Written problem: Exactly the lines from the line with "Output the Python" to the line with "ax = fig.add_axes([66" should be extracted, both included, with no other lines.
# start of Task inputs
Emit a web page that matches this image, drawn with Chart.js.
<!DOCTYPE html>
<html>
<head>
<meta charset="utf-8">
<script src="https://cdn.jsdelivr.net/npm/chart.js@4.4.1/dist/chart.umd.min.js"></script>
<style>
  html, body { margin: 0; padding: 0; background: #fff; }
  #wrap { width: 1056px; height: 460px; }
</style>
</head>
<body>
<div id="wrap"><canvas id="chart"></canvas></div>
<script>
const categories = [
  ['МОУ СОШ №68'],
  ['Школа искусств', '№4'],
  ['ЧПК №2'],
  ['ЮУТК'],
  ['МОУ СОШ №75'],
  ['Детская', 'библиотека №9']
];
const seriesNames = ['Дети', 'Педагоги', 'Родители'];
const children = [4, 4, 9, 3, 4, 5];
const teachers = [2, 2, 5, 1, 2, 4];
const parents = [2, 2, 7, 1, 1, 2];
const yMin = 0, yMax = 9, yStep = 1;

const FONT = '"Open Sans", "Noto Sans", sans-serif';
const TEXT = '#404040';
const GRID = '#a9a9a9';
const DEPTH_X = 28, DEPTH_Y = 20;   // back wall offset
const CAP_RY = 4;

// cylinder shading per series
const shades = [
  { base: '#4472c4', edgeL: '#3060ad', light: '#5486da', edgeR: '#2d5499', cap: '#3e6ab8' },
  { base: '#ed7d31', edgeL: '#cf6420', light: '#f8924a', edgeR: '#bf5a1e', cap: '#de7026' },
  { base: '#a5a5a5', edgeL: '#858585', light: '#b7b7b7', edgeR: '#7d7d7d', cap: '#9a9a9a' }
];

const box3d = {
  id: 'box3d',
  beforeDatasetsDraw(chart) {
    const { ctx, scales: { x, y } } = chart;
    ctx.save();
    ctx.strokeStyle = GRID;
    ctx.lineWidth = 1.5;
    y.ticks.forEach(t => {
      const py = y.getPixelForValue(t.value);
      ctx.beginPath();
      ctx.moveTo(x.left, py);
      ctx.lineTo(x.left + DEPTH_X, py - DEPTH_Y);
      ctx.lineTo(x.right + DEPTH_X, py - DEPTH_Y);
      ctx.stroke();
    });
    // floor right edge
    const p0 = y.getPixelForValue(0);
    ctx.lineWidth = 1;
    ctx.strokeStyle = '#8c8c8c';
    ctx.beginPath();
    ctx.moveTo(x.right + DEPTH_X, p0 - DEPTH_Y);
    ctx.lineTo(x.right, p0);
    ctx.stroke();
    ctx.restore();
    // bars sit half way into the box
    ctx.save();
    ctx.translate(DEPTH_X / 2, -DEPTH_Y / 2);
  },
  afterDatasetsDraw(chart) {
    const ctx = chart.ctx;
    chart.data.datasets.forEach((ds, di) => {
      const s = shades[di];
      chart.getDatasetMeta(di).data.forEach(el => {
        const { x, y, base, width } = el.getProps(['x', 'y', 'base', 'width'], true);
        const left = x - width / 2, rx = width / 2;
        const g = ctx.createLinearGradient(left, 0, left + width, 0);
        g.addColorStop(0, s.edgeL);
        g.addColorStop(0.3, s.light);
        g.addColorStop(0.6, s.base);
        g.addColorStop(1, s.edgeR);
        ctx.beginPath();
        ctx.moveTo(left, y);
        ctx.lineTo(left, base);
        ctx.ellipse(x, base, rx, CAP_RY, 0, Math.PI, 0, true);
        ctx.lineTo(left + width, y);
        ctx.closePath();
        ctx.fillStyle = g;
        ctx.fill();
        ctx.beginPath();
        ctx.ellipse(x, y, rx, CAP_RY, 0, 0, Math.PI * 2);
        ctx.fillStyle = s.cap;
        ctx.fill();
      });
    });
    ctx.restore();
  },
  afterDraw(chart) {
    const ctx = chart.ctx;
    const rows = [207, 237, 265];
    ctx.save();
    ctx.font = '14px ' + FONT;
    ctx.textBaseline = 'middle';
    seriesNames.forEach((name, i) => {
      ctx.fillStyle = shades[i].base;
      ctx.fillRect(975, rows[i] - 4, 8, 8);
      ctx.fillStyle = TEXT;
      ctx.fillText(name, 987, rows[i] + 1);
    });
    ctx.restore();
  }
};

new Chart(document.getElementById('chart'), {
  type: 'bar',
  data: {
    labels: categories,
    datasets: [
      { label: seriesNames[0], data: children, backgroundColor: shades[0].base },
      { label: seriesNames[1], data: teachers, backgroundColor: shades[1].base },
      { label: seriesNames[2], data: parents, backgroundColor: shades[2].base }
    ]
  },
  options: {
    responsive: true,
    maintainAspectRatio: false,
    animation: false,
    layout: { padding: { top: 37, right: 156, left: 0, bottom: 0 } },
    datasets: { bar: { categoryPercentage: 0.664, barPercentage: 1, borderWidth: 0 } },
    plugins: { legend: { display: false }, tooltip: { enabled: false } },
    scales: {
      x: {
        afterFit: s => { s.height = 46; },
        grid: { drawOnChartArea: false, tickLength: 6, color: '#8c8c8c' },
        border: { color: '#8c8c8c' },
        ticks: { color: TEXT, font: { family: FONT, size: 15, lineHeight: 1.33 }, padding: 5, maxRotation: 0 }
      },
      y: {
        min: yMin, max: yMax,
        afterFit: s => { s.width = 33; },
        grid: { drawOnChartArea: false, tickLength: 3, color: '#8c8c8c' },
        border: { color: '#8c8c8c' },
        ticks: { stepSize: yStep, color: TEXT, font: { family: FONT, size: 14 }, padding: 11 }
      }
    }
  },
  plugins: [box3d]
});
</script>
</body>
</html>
# end of Task inputs
# start of Task inputs
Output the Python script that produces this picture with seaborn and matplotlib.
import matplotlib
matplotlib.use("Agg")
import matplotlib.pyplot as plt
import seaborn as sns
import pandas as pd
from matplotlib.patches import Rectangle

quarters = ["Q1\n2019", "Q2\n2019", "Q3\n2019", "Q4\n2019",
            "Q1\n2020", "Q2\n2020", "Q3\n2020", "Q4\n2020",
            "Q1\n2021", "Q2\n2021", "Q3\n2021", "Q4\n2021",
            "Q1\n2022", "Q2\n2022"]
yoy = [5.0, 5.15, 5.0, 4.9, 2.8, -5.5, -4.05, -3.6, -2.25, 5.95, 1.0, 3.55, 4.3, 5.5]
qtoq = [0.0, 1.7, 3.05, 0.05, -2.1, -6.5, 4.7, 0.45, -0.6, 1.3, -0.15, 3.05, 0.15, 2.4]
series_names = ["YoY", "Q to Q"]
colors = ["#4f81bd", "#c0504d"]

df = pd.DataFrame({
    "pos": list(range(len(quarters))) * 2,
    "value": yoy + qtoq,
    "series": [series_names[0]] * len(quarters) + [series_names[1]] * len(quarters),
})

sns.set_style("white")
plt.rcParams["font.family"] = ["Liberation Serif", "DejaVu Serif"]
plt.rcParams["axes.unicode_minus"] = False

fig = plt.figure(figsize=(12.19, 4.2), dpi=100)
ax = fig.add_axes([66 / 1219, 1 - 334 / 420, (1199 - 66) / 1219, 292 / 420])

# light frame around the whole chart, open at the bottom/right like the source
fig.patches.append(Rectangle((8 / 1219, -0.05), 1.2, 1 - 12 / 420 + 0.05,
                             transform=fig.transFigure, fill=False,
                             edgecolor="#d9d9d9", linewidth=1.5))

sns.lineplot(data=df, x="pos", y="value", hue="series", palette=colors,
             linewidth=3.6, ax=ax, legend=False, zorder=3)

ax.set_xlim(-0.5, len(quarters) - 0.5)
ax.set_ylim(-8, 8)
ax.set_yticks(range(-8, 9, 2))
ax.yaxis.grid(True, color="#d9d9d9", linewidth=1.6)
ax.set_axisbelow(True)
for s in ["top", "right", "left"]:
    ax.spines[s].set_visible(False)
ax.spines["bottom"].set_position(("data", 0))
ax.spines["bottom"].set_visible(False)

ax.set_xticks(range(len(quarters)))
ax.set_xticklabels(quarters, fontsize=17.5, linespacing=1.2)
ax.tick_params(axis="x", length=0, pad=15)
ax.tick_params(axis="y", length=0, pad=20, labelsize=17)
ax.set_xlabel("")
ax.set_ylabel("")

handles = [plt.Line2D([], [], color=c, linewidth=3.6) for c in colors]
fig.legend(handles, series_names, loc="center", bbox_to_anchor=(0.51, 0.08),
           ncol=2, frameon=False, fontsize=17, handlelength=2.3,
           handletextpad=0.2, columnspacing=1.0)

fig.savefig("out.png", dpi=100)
# end of Task inputs
# start of Task inputs
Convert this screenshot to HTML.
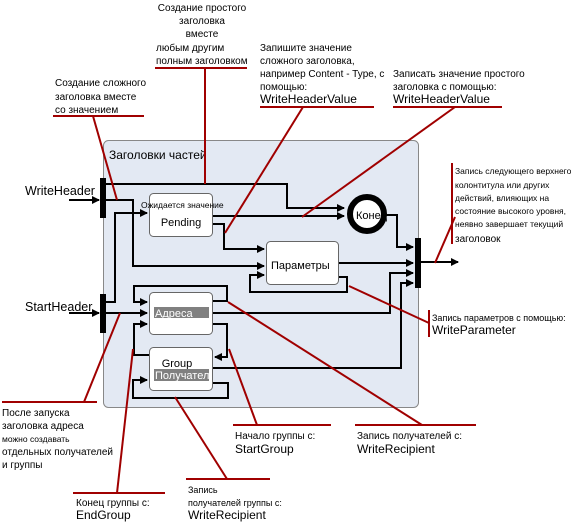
# end of Task inputs
Task result:
Output the Python script that produces this picture with seaborn and matplotlib.
import matplotlib
matplotlib.use("Agg")
import matplotlib.pyplot as plt
import seaborn as sns
import pandas as pd
from matplotlib.patches import Rectangle

quarters = ["Q1\n2019", "Q2\n2019", "Q3\n2019", "Q4\n2019",
            "Q1\n2020", "Q2\n2020", "Q3\n2020", "Q4\n2020",
            "Q1\n2021", "Q2\n2021", "Q3\n2021", "Q4\n2021",
            "Q1\n2022", "Q2\n2022"]
yoy = [5.0, 5.15, 5.0, 4.9, 2.8, -5.5, -4.05, -3.6, -2.25, 5.95, 1.0, 3.55, 4.3, 5.5]
qtoq = [0.0, 1.7, 3.05, 0.05, -2.1, -6.5, 4.7, 0.45, -0.6, 1.3, -0.15, 3.05, 0.15, 2.4]
series_names = ["YoY", "Q to Q"]
colors = ["#4f81bd", "#c0504d"]

df = pd.DataFrame({
    "pos": list(range(len(quarters))) * 2,
    "value": yoy + qtoq,
    "series": [series_names[0]] * len(quarters) + [series_names[1]] * len(quarters),
})

sns.set_style("white")
plt.rcParams["font.family"] = ["Liberation Serif", "DejaVu Serif"]
plt.rcParams["axes.unicode_minus"] = False

fig = plt.figure(figsize=(12.19, 4.2), dpi=100)
ax = fig.add_axes([66 / 1219, 1 - 334 / 420, (1199 - 66) / 1219, 292 / 420])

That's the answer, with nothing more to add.